The setting is the port of Newcastle, England, where coal from inland mines is being loaded onto ships. Coal was used to fuel the factories, mills, railroads, steamships, and other great machines that were transforming Britain during the Industrial Revolution. The dark smoke rising on the right may refer to the increasing air pollution.

Details

  • Title: Keelmen Heaving in Coals by Moonlight
  • Creator: Joseph Mallord William Turner
  • Date Created: 1835
  • Physical Dimensions: overall: 92.3 x 122.8 cm (36 5/16 x 48 3/8 in.) framed: 127.6 x 158.1 x 14 cm (50 1/4 x 62 1/4 x 5 1/2 in.)
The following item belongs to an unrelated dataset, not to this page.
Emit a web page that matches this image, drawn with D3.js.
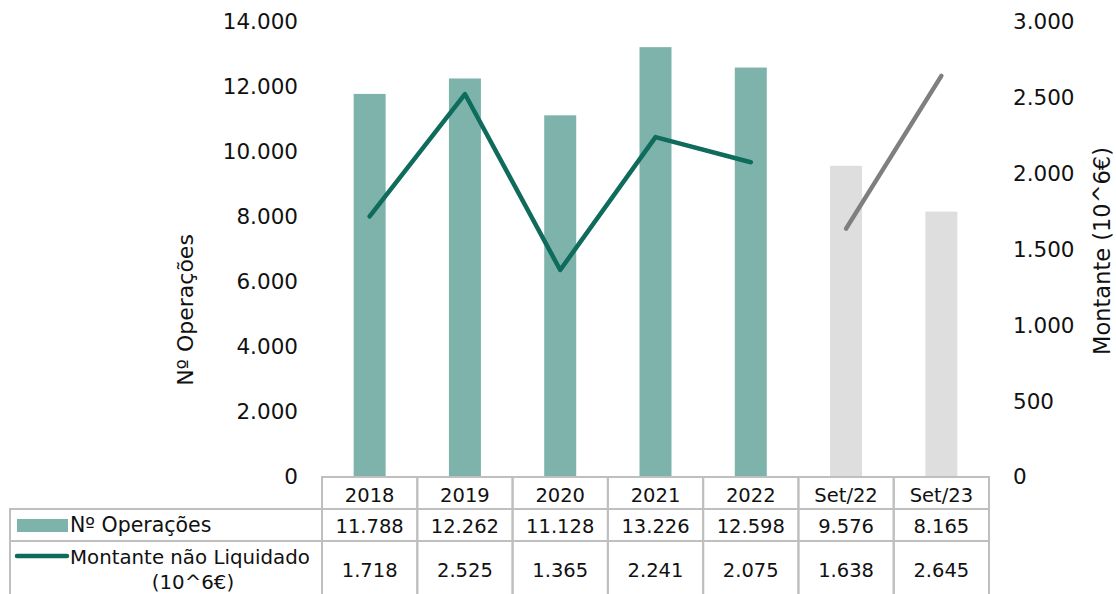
<!DOCTYPE html>
<html><head><meta charset="utf-8">
<script src="https://cdn.jsdelivr.net/npm/d3@7"></script>
<style>body{margin:0;background:#fff;}svg{display:block;}</style>
</head><body>
<svg id="c" width="1116" height="594"></svg>
<script>
const categories = ["2018","2019","2020","2021","2022","Set/22","Set/23"];
const operacoes = [11788,12262,11128,13226,12598,9576,8165];
const montante = [1718,2525,1365,2241,2075,1638,2645];
const operacoesLabels = ["11.788","12.262","11.128","13.226","12.598","9.576","8.165"];
const montanteLabels = ["1.718","2.525","1.365","2.241","2.075","1.638","2.645"];
const leftTicks = [0,2000,4000,6000,8000,10000,12000,14000];
const rightTicks = [0,500,1000,1500,2000,2500,3000];
const highlighted = ["Set/22","Set/23"];

const font = "DejaVu Sans, Verdana, sans-serif";
const svg = d3.select("#c");
const x0 = 322, x1 = 989, yTop = 22, yBot = 477;
const x = d3.scaleBand().domain(categories).range([x0,x1]).paddingInner(0).paddingOuter(0);
const yL = d3.scaleLinear().domain([0,14000]).range([yBot,yTop]);
const yR = d3.scaleLinear().domain([0,3000]).range([yBot,yTop]);
const fmt = d => d3.format(",")(d).replace(/,/g,".");

const teal = "#7db3ab", tealLine = "#0f6b5b", greyBar = "#dedede", greyLine = "#7f7f7f";
const bw = 32;

// bars
svg.append("g").selectAll("rect").data(categories).join("rect")
  .attr("x", d => x(d) + x.bandwidth()/2 - bw/2)
  .attr("width", bw)
  .attr("y", (d,i) => yL(operacoes[i]))
  .attr("height", (d,i) => yBot - yL(operacoes[i]))
  .attr("fill", d => highlighted.includes(d) ? greyBar : teal);

// lines
const mainIdx = categories.map((c,i)=>i).filter(i => !highlighted.includes(categories[i]));
const hiIdx = categories.map((c,i)=>i).filter(i => highlighted.includes(categories[i]));
const line = d3.line().x(i => x(categories[i]) + x.bandwidth()/2).y(i => yR(montante[i]));
svg.append("path").attr("d", line(mainIdx)).attr("fill","none").attr("stroke",tealLine)
  .attr("stroke-width",4.5).attr("stroke-linejoin","round").attr("stroke-linecap","round");
svg.append("path").attr("d", line(hiIdx)).attr("fill","none").attr("stroke",greyLine)
  .attr("stroke-width",4.5).attr("stroke-linecap","round");

// axes
const axL = svg.append("g").attr("transform",`translate(${x0},0)`)
  .call(d3.axisLeft(yL).tickValues(leftTicks).tickFormat(fmt).tickSize(0).tickPadding(24));
axL.select(".domain").remove();
axL.selectAll("text").attr("font-family",font).attr("font-size",21.5).attr("fill","#111");

const axR = svg.append("g").attr("transform",`translate(${x1},0)`)
  .call(d3.axisRight(yR).tickValues(rightTicks).tickFormat(fmt).tickSize(0).tickPadding(24));
axR.select(".domain").remove();
axR.selectAll("text").attr("font-family",font).attr("font-size",21.5).attr("fill","#111");

svg.append("text").attr("transform","translate(193,310) rotate(-90)")
  .attr("text-anchor","middle").attr("font-family",font).attr("font-size",22).attr("fill","#111")
  .text("Nº Operações");
svg.append("text").attr("transform","translate(1110,251) rotate(-90)")
  .attr("text-anchor","middle").attr("font-family",font).attr("font-size",22.5).attr("fill","#111")
  .text("Montante (10^6€)");

// data table
const border = "#bfbfbf";
const rH = [477,509,541,600];
const fs = 19.5;
const tbl = svg.append("g");
categories.forEach((c,i) => {
  tbl.append("rect").attr("x",x(c)).attr("y",rH[0]).attr("width",x.bandwidth()).attr("height",rH[1]-rH[0])
    .attr("fill","none").attr("stroke",border).attr("stroke-width",2);
  tbl.append("text").attr("x",x(c)+x.bandwidth()/2).attr("y",501.5).attr("text-anchor","middle")
    .attr("font-family",font).attr("font-size",fs).attr("fill","#111").text(c);
  tbl.append("rect").attr("x",x(c)).attr("y",rH[1]).attr("width",x.bandwidth()).attr("height",rH[2]-rH[1])
    .attr("fill","none").attr("stroke",border).attr("stroke-width",2);
  tbl.append("text").attr("x",x(c)+x.bandwidth()/2).attr("y",533).attr("text-anchor","middle")
    .attr("font-family",font).attr("font-size",fs).attr("fill","#111").text(operacoesLabels[i]);
  tbl.append("rect").attr("x",x(c)).attr("y",rH[2]).attr("width",x.bandwidth()).attr("height",rH[3]-rH[2])
    .attr("fill","none").attr("stroke",border).attr("stroke-width",2);
  tbl.append("text").attr("x",x(c)+x.bandwidth()/2).attr("y",577).attr("text-anchor","middle")
    .attr("font-family",font).attr("font-size",fs).attr("fill","#111").text(montanteLabels[i]);
});
// label column
tbl.append("rect").attr("x",10).attr("y",rH[1]).attr("width",x0-10).attr("height",rH[2]-rH[1])
  .attr("fill","none").attr("stroke",border).attr("stroke-width",2);
tbl.append("rect").attr("x",10).attr("y",rH[2]).attr("width",x0-10).attr("height",rH[3]-rH[2])
  .attr("fill","none").attr("stroke",border).attr("stroke-width",2);
tbl.append("rect").attr("x",17).attr("y",519).attr("width",51).attr("height",13).attr("fill",teal);
tbl.append("text").attr("x",70).attr("y",532).attr("font-family",font).attr("font-size",20.5).attr("fill","#111").text("Nº Operações");
tbl.append("line").attr("x1",17).attr("x2",67).attr("y1",556).attr("y2",556).attr("stroke",tealLine).attr("stroke-width",4.5).attr("stroke-linecap","round");
tbl.append("text").attr("x",70).attr("y",564).attr("font-family",font).attr("font-size",19.8).attr("fill","#111").text("Montante não Liquidado");
tbl.append("text").attr("x",193).attr("y",589).attr("text-anchor","middle").attr("font-family",font).attr("font-size",19.8).attr("fill","#111").text("(10^6€)");
</script>
</body></html>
  • Provenance: Painted for Henry McConnel [1801-1871], The Polygon, Ardwick, Manchester; sold 1849 to John Naylor, Leighton Hall, Liverpool;[1] passed to his wife; purchased 1910 through (Dyer and Sons) by (Thos. Agnew & Sons, London); re-entered April 1910 in Agnew's stock in joint ownership with (Arthur J. Sulley & Co., London); purchased 13 June 1910 from (Arthur J. Sulley & Co., London) by Peter A.B. Widener, Elkins Park, Pennsylvania; inheritance from estate of Peter A. B. Widener by gift through power of appointment of Joseph E. Widener, Elkins Park. [1] This work was painted as a companion to NGA 1942.9.85 (_Venice: The Dogana and San Giorgio Maggiore_), exhibited the previous year at the Royal Academy of Arts, London, and also owned by McConnel. He was obliged to sell the pictures at a time of business adversity, but regretted selling his Turners to John Naylor, and in 1861 tried, unsuccessfully, to buy at least one of them back. Letter from McConnel to John Naylor, 28 May 1861 (quoted in Martin Butlin and Evelyn Joll, _The Paintings of J.M.W. Turner_, 2 vols., rev. ed., New Haven: 1984: I:205).